The S&P 500 Index zigzagged to a gain of less than two points for a second straight day amid corporate results and deal news. The dollar was little changed after slumping to its lowest level since November. The yield on the 10-year Treasury note held below 2.50 percent for a fifth session after briefly rising above that level Wednesday. The pound fell after the Bank of England said there’s more slack in the economy than previously thought. Oil slipped after approaching a one-month high.
With central banks from Japan to England and the U.S. signaling they’re in no rush to change policy direction as the world assesses the impact of American’s new leadership on global growth, investors continue to look for clues on economic strength. While signs point to increasing confidence that growth will accelerate, data have painted a murkier picture, increasing the significance of Friday’s jobs report as the White House leaves investors waiting for details on tax and spending initiatives.
Read our Markets Live blog here.
What’s coming up in the markets:
- Economists expect a 175,000 increase in U.S. nonfarm payrolls for January, in line with the recent trend, when the Labor Department releases jobs data on Friday. With both hiring and unemployment likely to remain relatively stable, the focus on the jobs report will center on wage pressures.
Here are the main market moves on Thursday:
Stocks
- The S&P 500 Index rose 1.3 points to 2,280.85 at 4 p.m. in New York. The index has gained or retreated by less than 0.1 percent for five of the past six days, and is down 0.6 percent on the week.
- Facebook fell 1.8 percent after reporting results. Mead Johnson surged 21 percent after Reckitt Benckiser Group Plc emerged as a surprise suitor for perennial bid candidate.
- The Stoxx Europe 600 Index dropped 0.3 percent as investors assessed disappointing corporate outlooks with health-care shares falling the most.
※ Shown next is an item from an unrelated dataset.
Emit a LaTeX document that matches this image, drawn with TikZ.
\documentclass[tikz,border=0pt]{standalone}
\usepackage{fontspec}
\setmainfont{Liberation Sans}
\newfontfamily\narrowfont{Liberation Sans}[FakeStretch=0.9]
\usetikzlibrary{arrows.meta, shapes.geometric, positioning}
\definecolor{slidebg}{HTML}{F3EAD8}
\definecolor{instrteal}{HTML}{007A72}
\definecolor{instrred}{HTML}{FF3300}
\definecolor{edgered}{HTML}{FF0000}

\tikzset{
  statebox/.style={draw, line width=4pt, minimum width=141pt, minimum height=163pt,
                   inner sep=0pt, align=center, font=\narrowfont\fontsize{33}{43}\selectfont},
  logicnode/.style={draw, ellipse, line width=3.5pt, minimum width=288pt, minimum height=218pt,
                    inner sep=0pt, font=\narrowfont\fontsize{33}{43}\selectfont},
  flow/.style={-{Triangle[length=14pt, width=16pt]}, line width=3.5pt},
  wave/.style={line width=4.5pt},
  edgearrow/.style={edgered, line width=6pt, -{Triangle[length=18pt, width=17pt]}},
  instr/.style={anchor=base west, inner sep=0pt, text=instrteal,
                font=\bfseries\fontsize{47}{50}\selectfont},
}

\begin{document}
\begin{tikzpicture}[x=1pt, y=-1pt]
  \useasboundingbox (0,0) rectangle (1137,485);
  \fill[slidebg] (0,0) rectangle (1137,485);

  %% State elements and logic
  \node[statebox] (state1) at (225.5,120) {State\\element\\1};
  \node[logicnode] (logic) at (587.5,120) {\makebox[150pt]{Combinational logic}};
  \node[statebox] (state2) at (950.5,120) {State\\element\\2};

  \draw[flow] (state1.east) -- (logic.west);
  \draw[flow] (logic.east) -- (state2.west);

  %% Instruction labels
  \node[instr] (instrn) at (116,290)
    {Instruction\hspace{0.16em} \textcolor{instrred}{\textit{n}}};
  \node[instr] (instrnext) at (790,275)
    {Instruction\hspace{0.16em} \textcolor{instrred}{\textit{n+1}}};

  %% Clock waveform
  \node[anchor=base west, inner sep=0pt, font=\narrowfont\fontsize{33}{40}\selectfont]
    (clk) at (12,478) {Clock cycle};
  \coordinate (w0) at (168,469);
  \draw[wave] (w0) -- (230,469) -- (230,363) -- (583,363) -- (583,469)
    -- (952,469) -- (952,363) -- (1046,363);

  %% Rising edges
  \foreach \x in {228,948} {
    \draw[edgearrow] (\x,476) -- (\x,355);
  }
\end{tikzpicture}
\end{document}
- Deutsche Bank tumbled 5.2 percent after its quarterly trading revenue missed analysts’ estimates.
- Earnings are coming thick and fast, with mixed results clouding the picture on the state of the global economy.
Currencies
- The Bloomberg Dollar Spot Index lost 0.2 percent, paring a slide by half after its decline this year reached 3 percent.
- The euro strengthened 0.1 percent to $1.0764, while the yen traded at 112.74 per dollar.
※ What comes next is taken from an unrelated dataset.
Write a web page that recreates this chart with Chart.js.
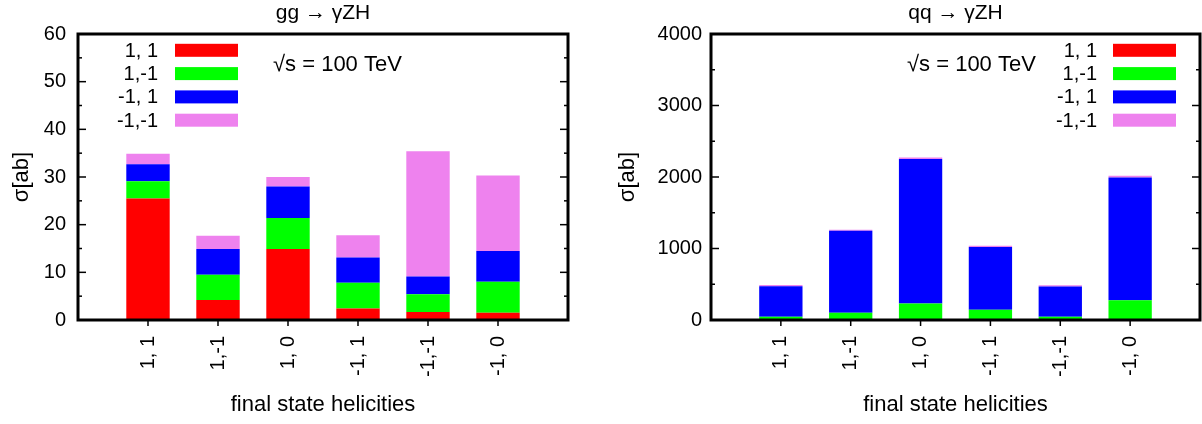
<!DOCTYPE html>
<html><head><meta charset="utf-8">
<script src="https://cdn.jsdelivr.net/npm/chart.js@4.4.1/dist/chart.umd.min.js"></script>
<style>
html,body{margin:0;padding:0;background:#fff;}
#wrap{position:relative;width:1202px;height:424px;overflow:hidden;}
canvas{position:absolute;top:0;}
#ca{left:0;} #cb{left:600px;}
</style></head><body>
<div id="wrap"><canvas id="ca" width="600" height="424"></canvas><canvas id="cb" width="602" height="424"></canvas></div>
<script>
// ---- data ----
const categories = ['1, 1', '1,-1', '1, 0', '-1, 1', '-1,-1', '-1, 0'];
const seriesLabels = ['1, 1', '1,-1', '-1, 1', '-1,-1'];
const seriesColors = ['#ff0000', '#00ff00', '#0000ff', '#ee82ee'];

// gg -> gamma Z H  (sigma in ab)
const ggPP = [25.5, 4.2, 14.9, 2.4, 1.7, 1.5];
const ggPM = [3.6, 5.3, 6.5, 5.4, 3.7, 6.5];
const ggMP = [3.55, 5.4, 6.6, 5.3, 3.7, 6.5];
const ggMM = [2.25, 2.8, 2.0, 4.7, 26.3, 15.8];
const ggYTicks = [0, 10, 20, 30, 40, 50, 60];

// q qbar -> gamma Z H  (sigma in ab)
const qqPP = [1, 1, 2, 1, 1, 2];
const qqPM = [46, 102, 228, 144, 46, 275];
const qqMP = [424, 1145, 2023, 875, 420, 1716];
const qqMM = [18, 13, 19, 18, 20, 23];
const qqYTicks = [0, 1000, 2000, 3000, 4000];

const FONT = '"Liberation Sans", Arial, Helvetica, sans-serif';

function framePlugin(o) {
  return {
    id: 'frame' + o.id,
    afterDraw(chart) {
      const {ctx, chartArea: a, scales: {x, y}} = chart;
      ctx.save();
      ctx.strokeStyle = '#000';
      ctx.lineWidth = 1.5;
      const line = (x1, y1, x2, y2) => { ctx.beginPath(); ctx.moveTo(x1, y1); ctx.lineTo(x2, y2); ctx.stroke(); };
      const yMax = o.yTicks[o.yTicks.length - 1];
      const step = o.yTicks[1] - o.yTicks[0];
      for (let k = 0; k * step / 2 <= yMax + 1e-9; k++) {
        const v = k * step / 2;
        const py = y.getPixelForValue(v);
        const len = (k % 2 === 0) ? 8 : 4;
        line(a.left, py, a.left + len, py);
        line(a.right, py, a.right - len, py);
      }
      for (let i = 1; i <= categories.length; i++) {
        const px = x.getPixelForValue(i);
        line(px, a.bottom, px, a.bottom + 6);
      }
      ctx.lineWidth = 3;
      ctx.strokeRect(a.left, a.top, a.right - a.left, a.bottom - a.top);
      // title
      ctx.fillStyle = '#000';
      ctx.font = '21px ' + FONT;
      ctx.textAlign = 'center';
      ctx.textBaseline = 'alphabetic';
      ctx.fillText(o.title, (a.left + a.right) / 2, 18.5);
      // energy label
      ctx.font = '22px ' + FONT;
      ctx.textAlign = 'left';
      ctx.fillText('\u221As = 100 TeV', o.energyX, 70.5);
      // legend
      ctx.font = '20px ' + FONT;
      ctx.textAlign = 'right';
      ctx.textBaseline = 'middle';
      chart.data.datasets.forEach((ds, i) => {
        const cy = 50.3 + 23.3 * i;
        ctx.fillStyle = '#000';
        ctx.fillText(ds.label, o.legendTextX, cy + 1);
        ctx.fillStyle = ds.backgroundColor;
        ctx.fillRect(o.legendSwX, cy - 6.5, 63, 13);
      });
      ctx.restore();
    }
  };
}

function makeChart(o) {
  const labels = ['', ...categories, ''];
  const datasets = o.series.map((vals, i) => ({
    label: seriesLabels[i],
    data: [null, ...vals, null],
    backgroundColor: seriesColors[i],
    borderWidth: 0,
    barPercentage: 0.62,
    categoryPercentage: 1
  }));
  return new Chart(document.getElementById(o.id), {
    type: 'bar',
    data: {labels, datasets},
    options: {
      responsive: false,
      animation: false,
      layout: {padding: {top: 34, right: o.padRight, left: 0, bottom: 0}},
      plugins: {legend: {display: false}, tooltip: {enabled: false}, title: {display: false}},
      scales: {
        x: {
          stacked: true, offset: false,
          grid: {display: false, drawTicks: false}, border: {display: false},
          ticks: {autoSkip: false, minRotation: 90, maxRotation: 90, padding: 16, color: '#000', font: {family: FONT, size: 20}},
          title: {display: true, text: 'final state helicities', color: '#000', font: {family: FONT, size: 22}, padding: {top: 0, bottom: 6}},
          afterFit: s => { s.height = 104; s.paddingLeft = 0; s.paddingRight = 0; }
        },
        y: {
          stacked: true, min: 0, max: o.yTicks[o.yTicks.length - 1],
          grid: {display: false, drawTicks: false}, border: {display: false},
          afterBuildTicks: s => { s.ticks = o.yTicks.map(v => ({value: v})); },
          ticks: {padding: o.tickPad, color: '#000', font: {family: FONT, size: 20}, callback: v => String(v)},
          title: {display: true, text: '\u03C3[ab]', color: '#000', font: {family: FONT, size: 22}, padding: {top: o.titlePad, bottom: 0}},
          afterFit: s => { s.width = o.yWidth; }
        }
      }
    },
    plugins: [framePlugin(o)]
  });
}

makeChart({id: 'ca', series: [ggPP, ggPM, ggMP, ggMM], yTicks: ggYTicks, padRight: 32, yWidth: 78, tickPad: 12, titlePad: 9,
  title: 'gg \u2192 \u03B3ZH', energyX: 273, legendTextX: 158, legendSwX: 175});
makeChart({id: 'cb', series: [qqPP, qqPM, qqMP, qqMM], yTicks: qqYTicks, padRight: 2, yWidth: 111, tickPad: 9, titlePad: 15,
  title: 'qq \u2192 \u03B3ZH', energyX: 307, legendTextX: 497, legendSwX: 513});
</script>
</body></html>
- The pound weakened 1 percent. Sterling initially jumped as policy makers signaled increased concern about inflation, before dropping as the forecasts for price growth weren’t as aggressive as some analysts expected.
Commodities
- Oil slipped after reaching a one-month high amid signs OPEC will have to make further cuts to fully comply with a production deal. West Texas Intermediate slipped 0.2 percent to $53.70 a barrel after earlier topping $54.
- The oil industry’s struggle through the worst slump in a generation showed signs of easing, with Royal Dutch Shell Plc managing to reduce its record debt for the first time since the downturn began.
- Gold futures for April delivery advanced 0.9 percent to $1,219.40 an ounce in New York, after touching $1,227.50, the highest for a most-active contract since Nov. 17.
- Sugar’s rally and higher grain costs helped boost global food prices to the highest in two years last month.
Bonds
- Treasuries were little changed, with the 10-year yield at 2.47 percent.
- Apple Inc. is making its first trip to the bond market in six months, becoming the second cash-rich technology company to sell debt this week despite prospects of a U.S. repatriation-tax holiday.
- Gilts advanced, pushing the yield on the 10-year security down seven basis points to 1.38 percent, after BOE President Mark Carney warned that surprises could still be ahead as the U.K. starts the Brexit process.
- Spanish and French bonds advanced after auctions were met with ample demand. German bunds gained, with the yield on the benchmark note due in a decade dropping four basis points to 0.43 percent.